PROBLEM REQUIREMENTS:
Please output every line of the material as it stands, without the pictures.

DATA BLOCK:
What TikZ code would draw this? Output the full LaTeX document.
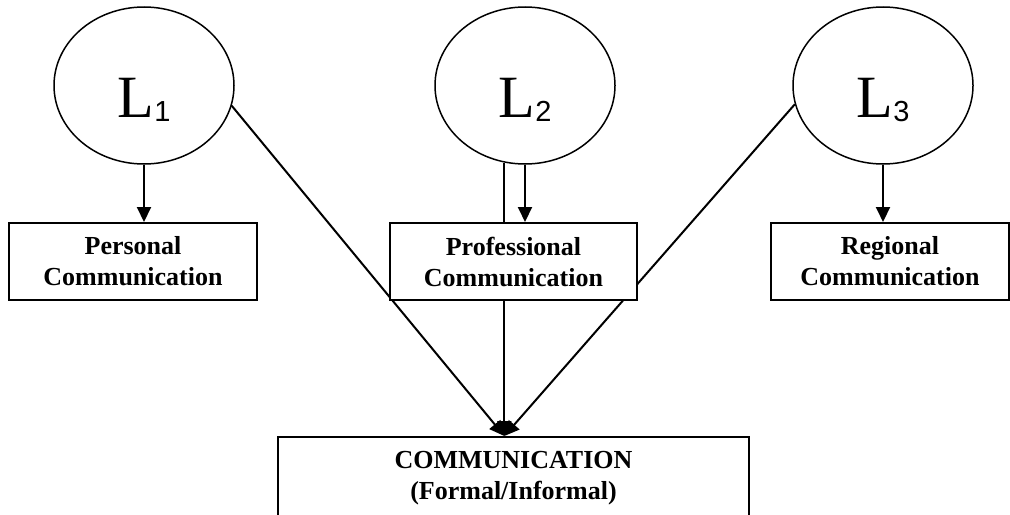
\documentclass[tikz,border=0pt]{standalone}
\usepackage{fontspec}
\setmainfont{Liberation Serif}
\setsansfont{Liberation Sans}
\usetikzlibrary{shapes,arrows.meta,backgrounds,calc}

\newcommand{\latvar}[1]{\fontsize{30}{30}\selectfont L\raisebox{-2pt}{\sffamily\fontsize{14.5}{14.5}\selectfont #1}}

\begin{document}
\begin{tikzpicture}[x=0.5pt,y=-0.5pt,
    latent/.style={ellipse,draw=black,line width=0.75pt,minimum width=90pt,minimum height=78.5pt,inner sep=0pt,text height=31.5pt,text depth=0pt},
    cell/.style={rectangle,draw=black,line width=1pt,fill=white,align=center,font=\bfseries\fontsize{13}{15.5}\selectfont,minimum height=38.5pt,inner sep=0pt},
    link/.style={line width=1pt,-{Triangle[length=7.5pt,width=7pt]}}]

    \useasboundingbox (0,0) rectangle (1010,514);
    \clip (0,0) rectangle (1010,514);

    % latent variables
    \node[latent] (L1) at (144,85.5) {\latvar{1}};
    \node[latent] (L2) at (525,85.5) {\latvar{2}};
    \node[latent] (L3) at (883,85.5) {\latvar{3}};

    % communication types
    \node[cell,minimum width=124pt] (personal) at (133,261.5) {Personal\\Communication};
    \node[cell,minimum width=123.5pt] (prof) at (513.5,261.5) {Professional\\Communication};
    \node[cell,minimum width=119pt] (regional) at (890,261.5) {Regional\\Communication};
    \node[cell,minimum width=235.5pt,minimum height=41pt] (comm) at (513.5,478) {COMMUNICATION\\(Formal/Informal)};

    \coordinate (hub) at (L2.255 |- comm.north);

    \begin{scope}[on background layer]
        \draw[link] (L1.south) -- (L1.south |- personal.north);
        \draw[link] (L2.south) -- (L2.south |- prof.north);
        \draw[link] (L3.south) -- (L3.south |- regional.north);
        \draw[link] (L2.255) -- (hub);
        \draw[link] (L1.-13) -- (hub);
        \draw[link] (L3.192) -- (hub);
    \end{scope}
\end{tikzpicture}
\end{document}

WORKED ANSWER:
What TikZ code would draw this? Output the full LaTeX document.
\documentclass[tikz,border=0pt]{standalone}
\usepackage{fontspec}
\setmainfont{Liberation Serif}
\setsansfont{Liberation Sans}
\usetikzlibrary{shapes,arrows.meta,backgrounds,calc}

\newcommand{\latvar}[1]{\fontsize{30}{30}\selectfont L\raisebox{-2pt}{\sffamily\fontsize{14.5}{14.5}\selectfont #1}}

\begin{document}
\begin{tikzpicture}[x=0.5pt,y=-0.5pt,
    latent/.style={ellipse,draw=black,line width=0.75pt,minimum width=90pt,minimum height=78.5pt,inner sep=0pt,text height=31.5pt,text depth=0pt},
    cell/.style={rectangle,draw=black,line width=1pt,fill=white,align=center,font=\bfseries\fontsize{13}{15.5}\selectfont,minimum height=38.5pt,inner sep=0pt},
    link/.style={line width=1pt,-{Triangle[length=7.5pt,width=7pt]}}]

    \useasboundingbox (0,0) rectangle (1010,514);
    \clip (0,0) rectangle (1010,514);

    % latent variables
    \node[latent] (L1) at (144,85.5) {\latvar{1}};
    \node[latent] (L2) at (525,85.5) {\latvar{2}};
    \node[latent] (L3) at (883,85.5) {\latvar{3}};

    % communication types
    \node[cell,minimum width=124pt] (personal) at (133,261.5) {Personal\\Communication};
    \node[cell,minimum width=123.5pt] (prof) at (513.5,261.5) {Professional\\Communication};
    \node[cell,minimum width=119pt] (regional) at (890,261.5) {Regional\\Communication};
    \node[cell,minimum width=235.5pt,minimum height=41pt] (comm) at (513.5,478) {COMMUNICATION\\(Formal/Informal)};

    \coordinate (hub) at (L2.255 |- comm.north);

    \begin{scope}[on background layer]
        \draw[link] (L1.south) -- (L1.south |- personal.north);
        \draw[link] (L2.south) -- (L2.south |- prof.north);
        \draw[link] (L3.south) -- (L3.south |- regional.north);
        \draw[link] (L2.255) -- (hub);
        \draw[link] (L1.-13) -- (hub);
        \draw[link] (L3.192) -- (hub);
    \end{scope}
\end{tikzpicture}
\end{document}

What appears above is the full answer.